[Dataset entries]

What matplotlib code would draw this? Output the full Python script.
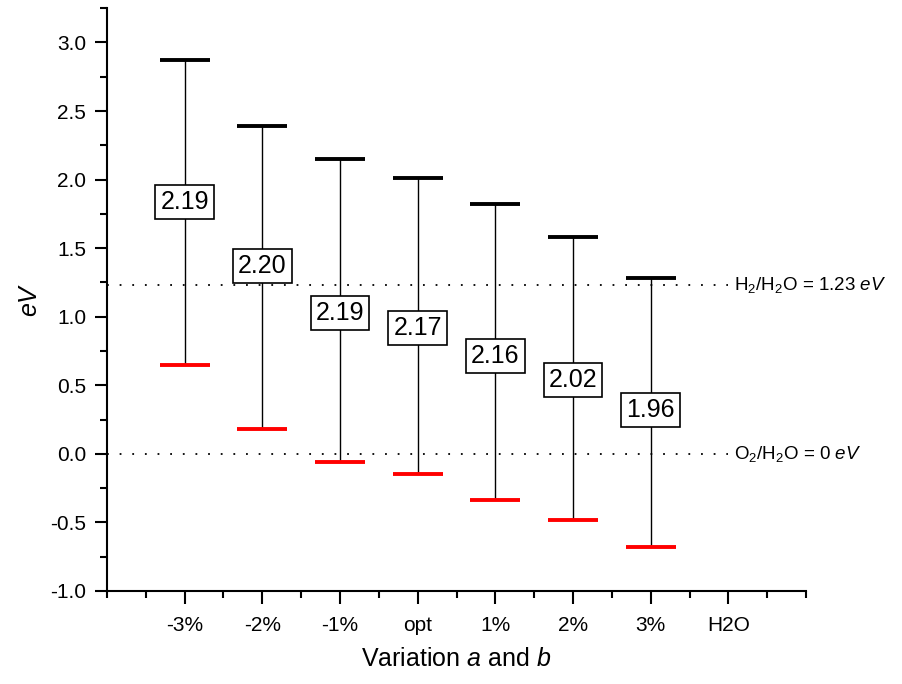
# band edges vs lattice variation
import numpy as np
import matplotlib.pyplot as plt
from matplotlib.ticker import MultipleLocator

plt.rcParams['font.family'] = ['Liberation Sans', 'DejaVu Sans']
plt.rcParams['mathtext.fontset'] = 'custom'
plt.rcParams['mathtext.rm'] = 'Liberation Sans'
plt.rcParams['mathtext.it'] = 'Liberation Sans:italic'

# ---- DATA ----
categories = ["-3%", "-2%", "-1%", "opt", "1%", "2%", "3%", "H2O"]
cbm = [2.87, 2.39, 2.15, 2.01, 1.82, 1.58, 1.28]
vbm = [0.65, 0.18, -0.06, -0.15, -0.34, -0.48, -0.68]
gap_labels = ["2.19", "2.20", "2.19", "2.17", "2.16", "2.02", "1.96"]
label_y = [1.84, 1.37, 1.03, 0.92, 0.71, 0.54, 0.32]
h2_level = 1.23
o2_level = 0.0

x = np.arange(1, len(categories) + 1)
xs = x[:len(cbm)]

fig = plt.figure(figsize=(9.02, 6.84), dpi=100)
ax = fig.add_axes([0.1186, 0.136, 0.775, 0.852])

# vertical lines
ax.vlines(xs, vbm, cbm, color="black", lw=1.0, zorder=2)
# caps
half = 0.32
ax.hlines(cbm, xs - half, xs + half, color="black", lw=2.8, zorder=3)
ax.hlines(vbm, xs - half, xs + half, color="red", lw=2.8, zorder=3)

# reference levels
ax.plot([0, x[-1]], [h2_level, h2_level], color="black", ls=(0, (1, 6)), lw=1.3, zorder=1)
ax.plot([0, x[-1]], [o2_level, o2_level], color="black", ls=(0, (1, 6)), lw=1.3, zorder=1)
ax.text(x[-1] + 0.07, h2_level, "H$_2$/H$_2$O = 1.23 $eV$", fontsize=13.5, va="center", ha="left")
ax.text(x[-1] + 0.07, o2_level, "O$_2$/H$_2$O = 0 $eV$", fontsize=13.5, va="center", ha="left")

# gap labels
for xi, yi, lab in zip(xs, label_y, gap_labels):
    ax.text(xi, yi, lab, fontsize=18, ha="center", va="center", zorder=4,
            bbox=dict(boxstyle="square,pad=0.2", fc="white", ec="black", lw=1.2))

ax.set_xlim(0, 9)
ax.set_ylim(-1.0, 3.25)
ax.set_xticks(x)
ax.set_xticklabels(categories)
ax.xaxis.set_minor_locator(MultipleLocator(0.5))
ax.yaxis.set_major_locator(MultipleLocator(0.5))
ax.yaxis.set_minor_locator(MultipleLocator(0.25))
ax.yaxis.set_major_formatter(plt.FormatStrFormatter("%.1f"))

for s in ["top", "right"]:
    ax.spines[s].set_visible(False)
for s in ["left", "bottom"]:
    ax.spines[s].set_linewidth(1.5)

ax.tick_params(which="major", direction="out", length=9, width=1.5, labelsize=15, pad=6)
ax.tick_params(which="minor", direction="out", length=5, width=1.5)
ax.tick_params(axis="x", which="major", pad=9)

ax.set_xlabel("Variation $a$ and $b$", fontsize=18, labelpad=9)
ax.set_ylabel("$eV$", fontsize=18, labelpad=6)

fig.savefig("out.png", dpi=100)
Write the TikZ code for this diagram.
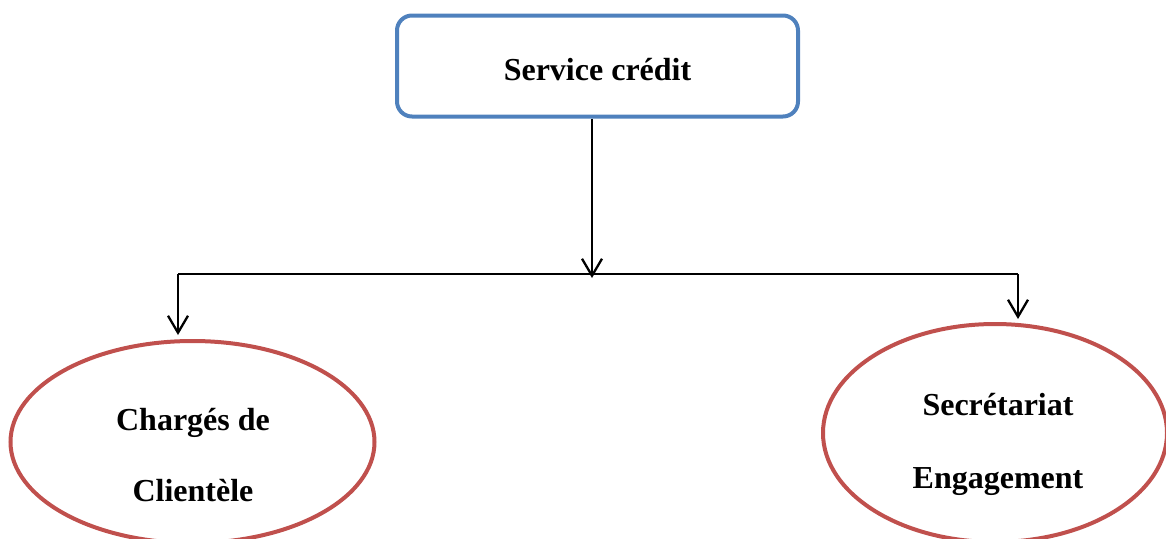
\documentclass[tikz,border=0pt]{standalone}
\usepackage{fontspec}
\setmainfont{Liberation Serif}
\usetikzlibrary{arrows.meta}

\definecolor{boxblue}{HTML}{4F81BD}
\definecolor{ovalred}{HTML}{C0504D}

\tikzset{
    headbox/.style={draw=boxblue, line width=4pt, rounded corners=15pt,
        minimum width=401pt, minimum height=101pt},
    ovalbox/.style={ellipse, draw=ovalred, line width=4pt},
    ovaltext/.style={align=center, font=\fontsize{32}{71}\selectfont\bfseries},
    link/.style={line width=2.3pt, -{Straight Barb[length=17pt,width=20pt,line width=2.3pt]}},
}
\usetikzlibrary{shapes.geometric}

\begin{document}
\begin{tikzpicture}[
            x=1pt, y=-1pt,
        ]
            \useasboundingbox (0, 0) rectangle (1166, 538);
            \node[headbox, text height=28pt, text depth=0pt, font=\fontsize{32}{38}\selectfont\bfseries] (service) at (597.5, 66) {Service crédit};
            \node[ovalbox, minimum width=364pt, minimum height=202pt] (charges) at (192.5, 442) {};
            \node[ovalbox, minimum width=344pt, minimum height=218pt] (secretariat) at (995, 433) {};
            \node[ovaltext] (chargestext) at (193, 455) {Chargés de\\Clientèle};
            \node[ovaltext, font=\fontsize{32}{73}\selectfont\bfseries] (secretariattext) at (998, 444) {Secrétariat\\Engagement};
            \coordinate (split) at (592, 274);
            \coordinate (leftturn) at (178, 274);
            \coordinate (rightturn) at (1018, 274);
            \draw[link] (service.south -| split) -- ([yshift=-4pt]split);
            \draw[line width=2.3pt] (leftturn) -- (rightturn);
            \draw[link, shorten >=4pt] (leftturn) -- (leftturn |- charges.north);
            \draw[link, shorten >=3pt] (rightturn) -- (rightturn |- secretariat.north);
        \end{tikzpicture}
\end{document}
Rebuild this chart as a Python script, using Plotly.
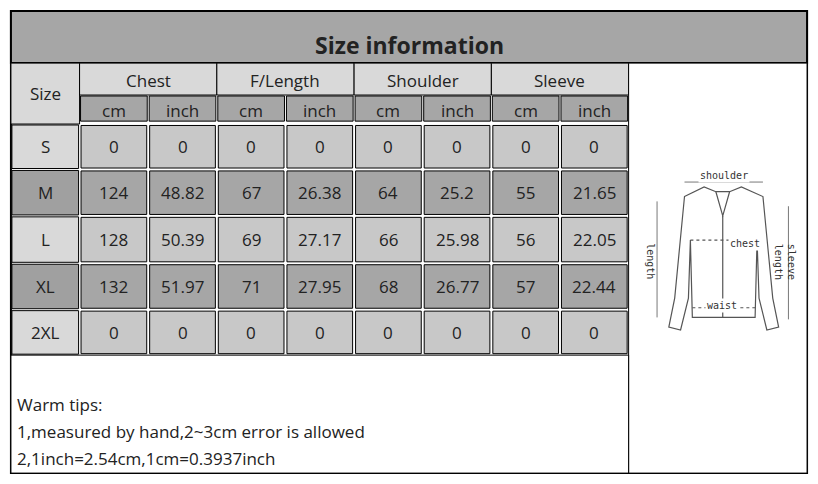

▶ What is expected:
Repeat the entries exactly and keep the pictures out of the copy.

▶ The response:
What matplotlib code would draw this? Output the full Python script.
# band edges vs lattice variation
import numpy as np
import matplotlib.pyplot as plt
from matplotlib.ticker import MultipleLocator

plt.rcParams['font.family'] = ['Liberation Sans', 'DejaVu Sans']
plt.rcParams['mathtext.fontset'] = 'custom'
plt.rcParams['mathtext.rm'] = 'Liberation Sans'
plt.rcParams['mathtext.it'] = 'Liberation Sans:italic'

# ---- DATA ----
categories = ["-3%", "-2%", "-1%", "opt", "1%", "2%", "3%", "H2O"]
cbm = [2.87, 2.39, 2.15, 2.01, 1.82, 1.58, 1.28]
vbm = [0.65, 0.18, -0.06, -0.15, -0.34, -0.48, -0.68]
gap_labels = ["2.19", "2.20", "2.19", "2.17", "2.16", "2.02", "1.96"]
label_y = [1.84, 1.37, 1.03, 0.92, 0.71, 0.54, 0.32]
h2_level = 1.23
o2_level = 0.0

x = np.arange(1, len(categories) + 1)
xs = x[:len(cbm)]

fig = plt.figure(figsize=(9.02, 6.84), dpi=100)
ax = fig.add_axes([0.1186, 0.136, 0.775, 0.852])

# vertical lines
ax.vlines(xs, vbm, cbm, color="black", lw=1.0, zorder=2)
# caps
half = 0.32
ax.hlines(cbm, xs - half, xs + half, color="black", lw=2.8, zorder=3)
ax.hlines(vbm, xs - half, xs + half, color="red", lw=2.8, zorder=3)

# reference levels
ax.plot([0, x[-1]], [h2_level, h2_level], color="black", ls=(0, (1, 6)), lw=1.3, zorder=1)
ax.plot([0, x[-1]], [o2_level, o2_level], color="black", ls=(0, (1, 6)), lw=1.3, zorder=1)
ax.text(x[-1] + 0.07, h2_level, "H$_2$/H$_2$O = 1.23 $eV$", fontsize=13.5, va="center", ha="left")
ax.text(x[-1] + 0.07, o2_level, "O$_2$/H$_2$O = 0 $eV$", fontsize=13.5, va="center", ha="left")

# gap labels
for xi, yi, lab in zip(xs, label_y, gap_labels):
    ax.text(xi, yi, lab, fontsize=18, ha="center", va="center", zorder=4,
            bbox=dict(boxstyle="square,pad=0.2", fc="white", ec="black", lw=1.2))

ax.set_xlim(0, 9)
ax.set_ylim(-1.0, 3.25)
ax.set_xticks(x)
ax.set_xticklabels(categories)
ax.xaxis.set_minor_locator(MultipleLocator(0.5))
ax.yaxis.set_major_locator(MultipleLocator(0.5))
ax.yaxis.set_minor_locator(MultipleLocator(0.25))
ax.yaxis.set_major_formatter(plt.FormatStrFormatter("%.1f"))

for s in ["top", "right"]:
    ax.spines[s].set_visible(False)
for s in ["left", "bottom"]:
    ax.spines[s].set_linewidth(1.5)

ax.tick_params(which="major", direction="out", length=9, width=1.5, labelsize=15, pad=6)
ax.tick_params(which="minor", direction="out", length=5, width=1.5)
ax.tick_params(axis="x", which="major", pad=9)

ax.set_xlabel("Variation $a$ and $b$", fontsize=18, labelpad=9)
ax.set_ylabel("$eV$", fontsize=18, labelpad=6)

fig.savefig("out.png", dpi=100)
Write the TikZ code for this diagram.
\documentclass[tikz,border=0pt]{standalone}
\usepackage{fontspec}
\setmainfont{Liberation Serif}
\usetikzlibrary{arrows.meta}

\definecolor{boxblue}{HTML}{4F81BD}
\definecolor{ovalred}{HTML}{C0504D}

\tikzset{
    headbox/.style={draw=boxblue, line width=4pt, rounded corners=15pt,
        minimum width=401pt, minimum height=101pt},
    ovalbox/.style={ellipse, draw=ovalred, line width=4pt},
    ovaltext/.style={align=center, font=\fontsize{32}{71}\selectfont\bfseries},
    link/.style={line width=2.3pt, -{Straight Barb[length=17pt,width=20pt,line width=2.3pt]}},
}
\usetikzlibrary{shapes.geometric}

\begin{document}
\begin{tikzpicture}[
            x=1pt, y=-1pt,
        ]
            \useasboundingbox (0, 0) rectangle (1166, 538);
            \node[headbox, text height=28pt, text depth=0pt, font=\fontsize{32}{38}\selectfont\bfseries] (service) at (597.5, 66) {Service crédit};
            \node[ovalbox, minimum width=364pt, minimum height=202pt] (charges) at (192.5, 442) {};
            \node[ovalbox, minimum width=344pt, minimum height=218pt] (secretariat) at (995, 433) {};
            \node[ovaltext] (chargestext) at (193, 455) {Chargés de\\Clientèle};
            \node[ovaltext, font=\fontsize{32}{73}\selectfont\bfseries] (secretariattext) at (998, 444) {Secrétariat\\Engagement};
            \coordinate (split) at (592, 274);
            \coordinate (leftturn) at (178, 274);
            \coordinate (rightturn) at (1018, 274);
            \draw[link] (service.south -| split) -- ([yshift=-4pt]split);
            \draw[line width=2.3pt] (leftturn) -- (rightturn);
            \draw[link, shorten >=4pt] (leftturn) -- (leftturn |- charges.north);
            \draw[link, shorten >=3pt] (rightturn) -- (rightturn |- secretariat.north);
        \end{tikzpicture}
\end{document}
Rebuild this chart as a Python script, using Plotly.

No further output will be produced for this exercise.